Market Rejection of the ‘Swipe’ Model
Bumble is abandoning its core swiping product in favor of a relationship-focused model following a 21.1% year-over-year collapse in paying users. The platform’s pivot away from frictionless, volume-based matching marks the end of a decade-long industry standard and signals that users are prioritizing high-intent, high-quality interactions over scale.
What Happened
Bumble reported Q1 2026 revenue of $212.4 million, down 14.1% year-over-year, as its paid user base shrank to 3.2 million. While Net Earnings rose due to aggressive cost-cutting and margin expansion, the underlying engagement metrics suggest a structural decay in the product’s ability to retain subscribers. The company is now planning a comprehensive platform redesign for late 2026, aimed at replacing the swiping mechanic with AI-powered, context-rich profiles.
Why It Matters
First-order: The decline confirms that ‘swipe fatigue’ has reached a breaking point, rendering standard gamified matching obsolete. Retention will continue to degrade until the platform successfully transitions users from ‘app-dwellers’ to ‘real-world daters’.
Second-order: This creates a vacuum in the ‘casual/discovery’ segment of dating that will likely be filled by lower-friction, niche social platforms. Investors should pivot their thesis from ‘user growth’ metrics to ‘conversion to real-life meetups’ as the primary KPI for the entire sector.

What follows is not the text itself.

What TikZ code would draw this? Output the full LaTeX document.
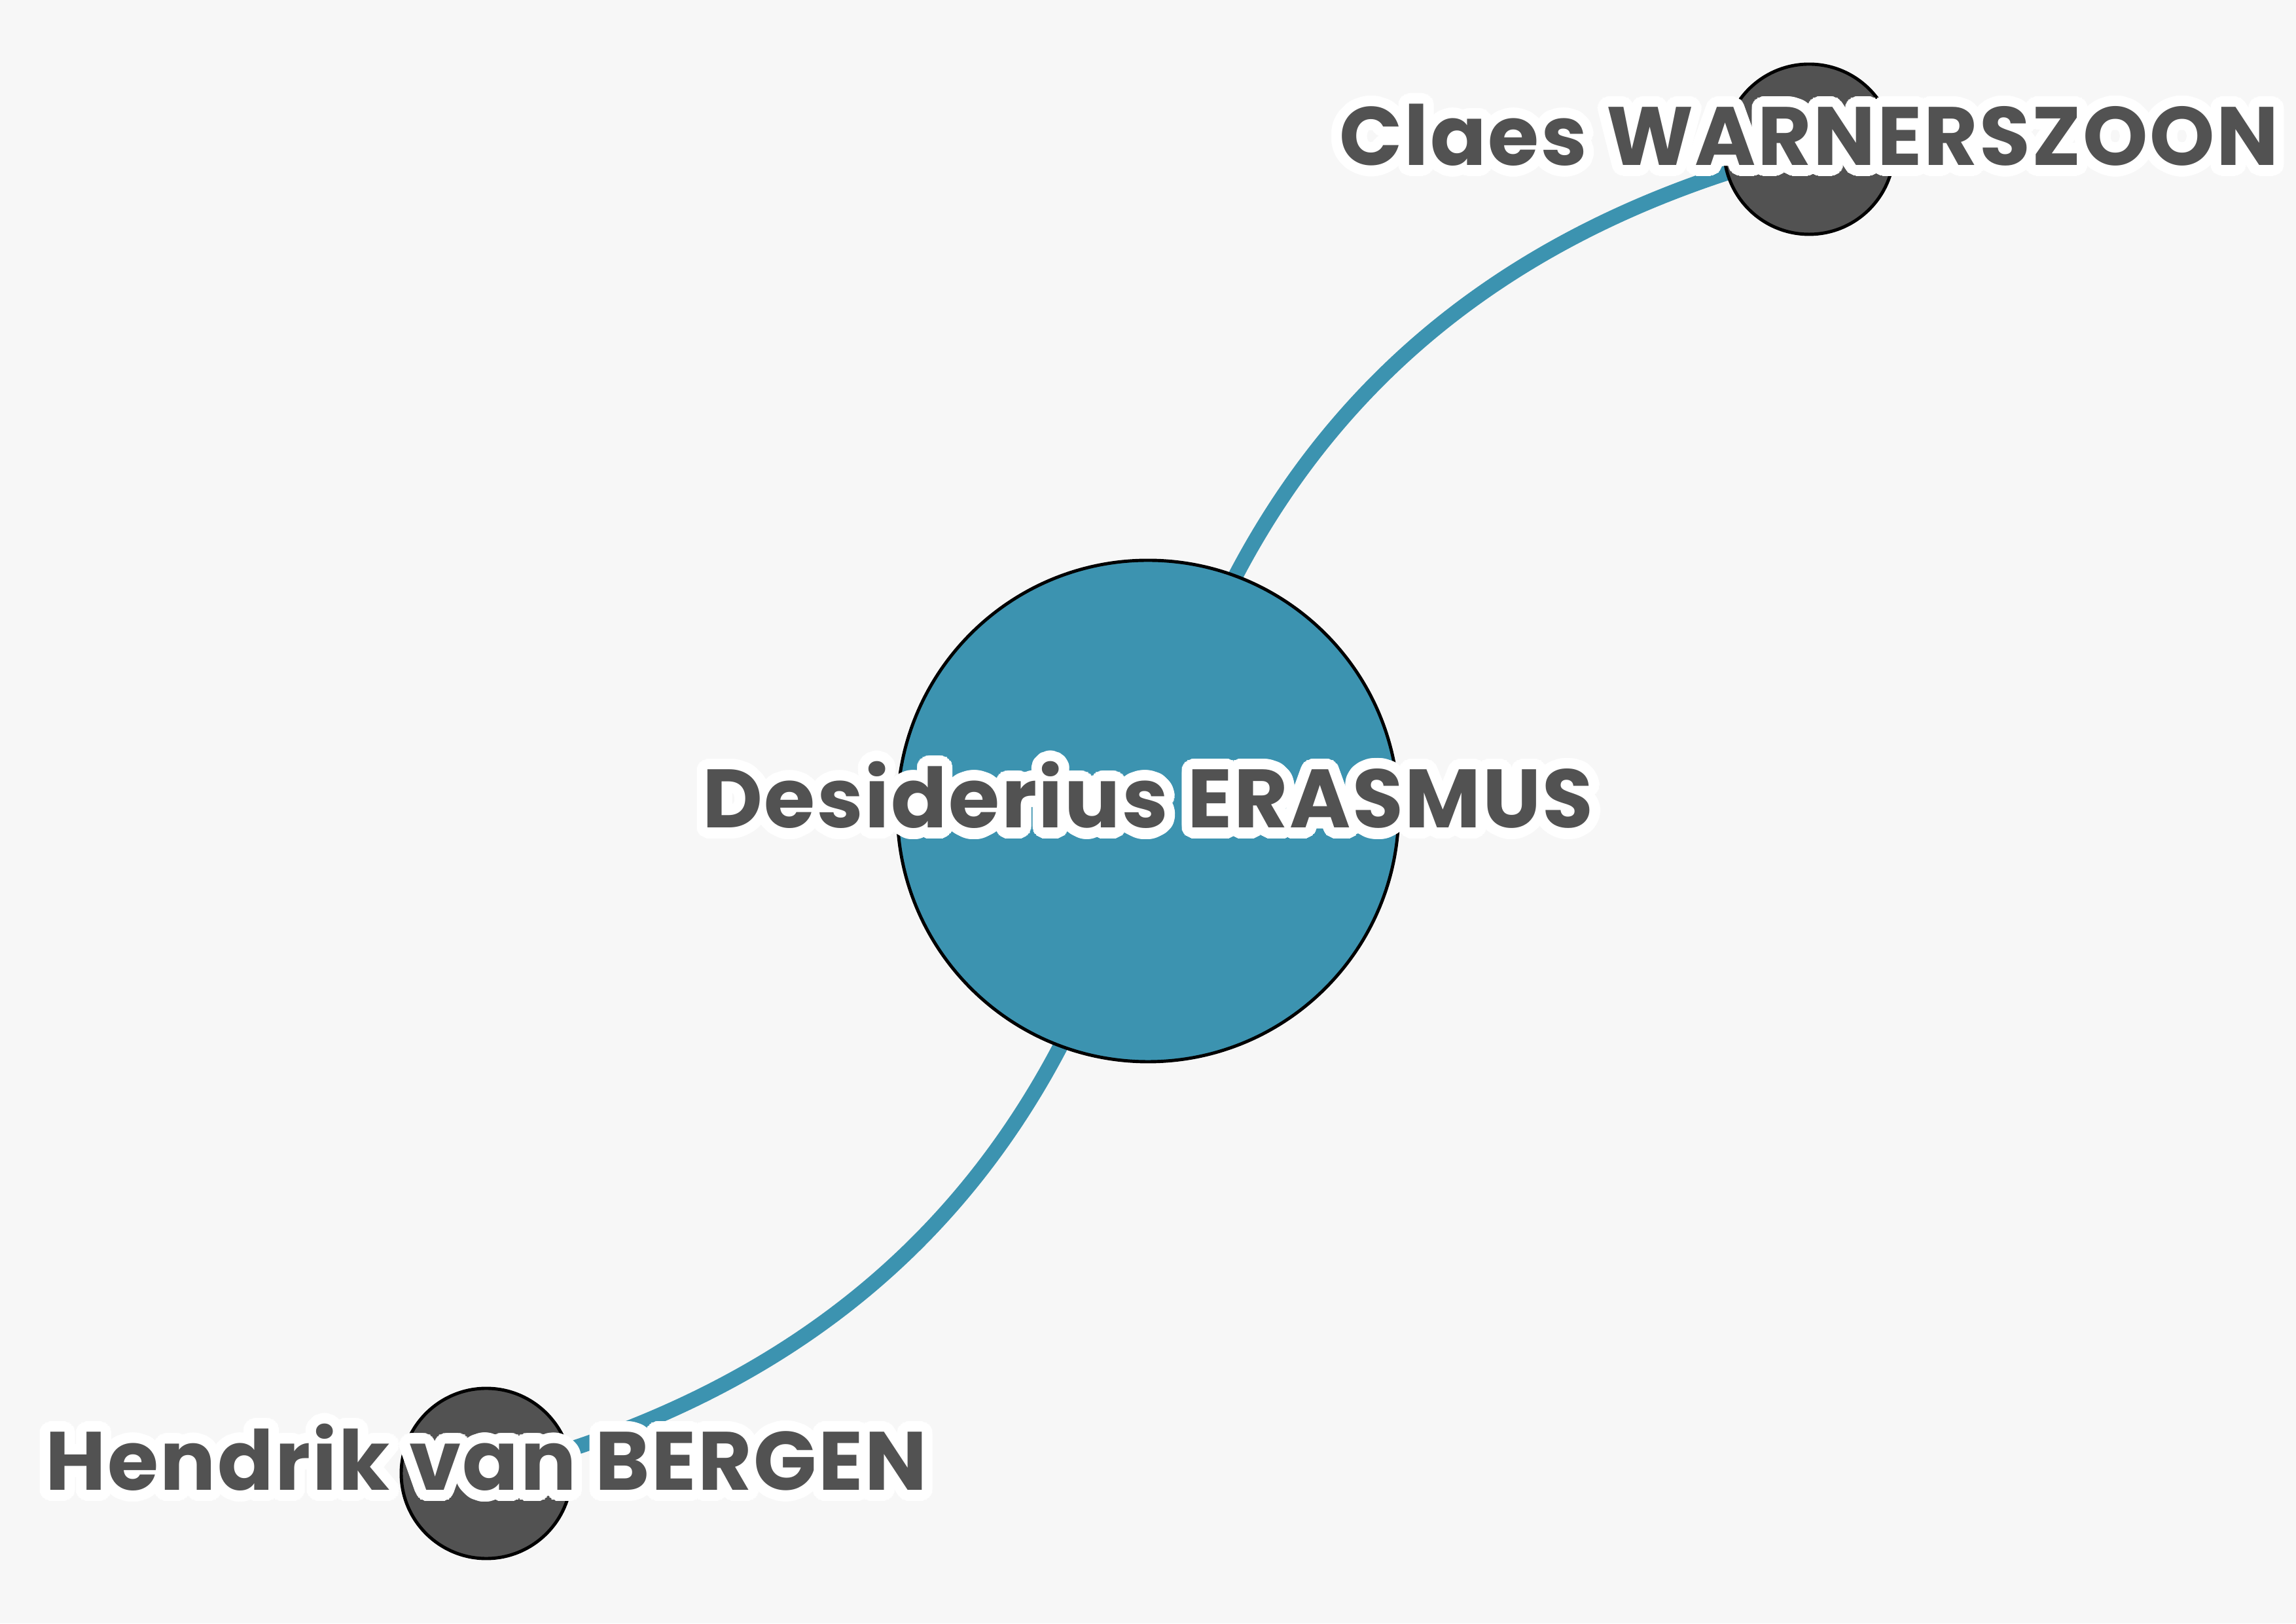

Third-order: The shift toward ‘intentionality’ in product design will force all consumer social apps to rethink their dopamine-loop mechanisms. The era of optimizing for time-on-app is being replaced by optimization for high-value user outcomes.
The Numbers
- $212.4M: Total revenue in Q1 2026, representing a 14.1% YoY decline.
- 3.2M: Total paying users, reflecting a 21.1% YoY decrease.
- $22.04: Average Revenue Per Paying User (ARPPU), up 8.9% YoY.
- 38.9%: Adjusted EBITDA margin, demonstrating focus on operational efficiency during the slump.
What To Watch
- The specific UX implementation of the ‘no-swipe’ model in late 2026.
- Whether the focus on high-intent matches triggers a permanent loss of the casual-user demographic to competitors.
- Quarterly growth in ‘real-life’ conversion metrics as the company’s new primary performance indicator.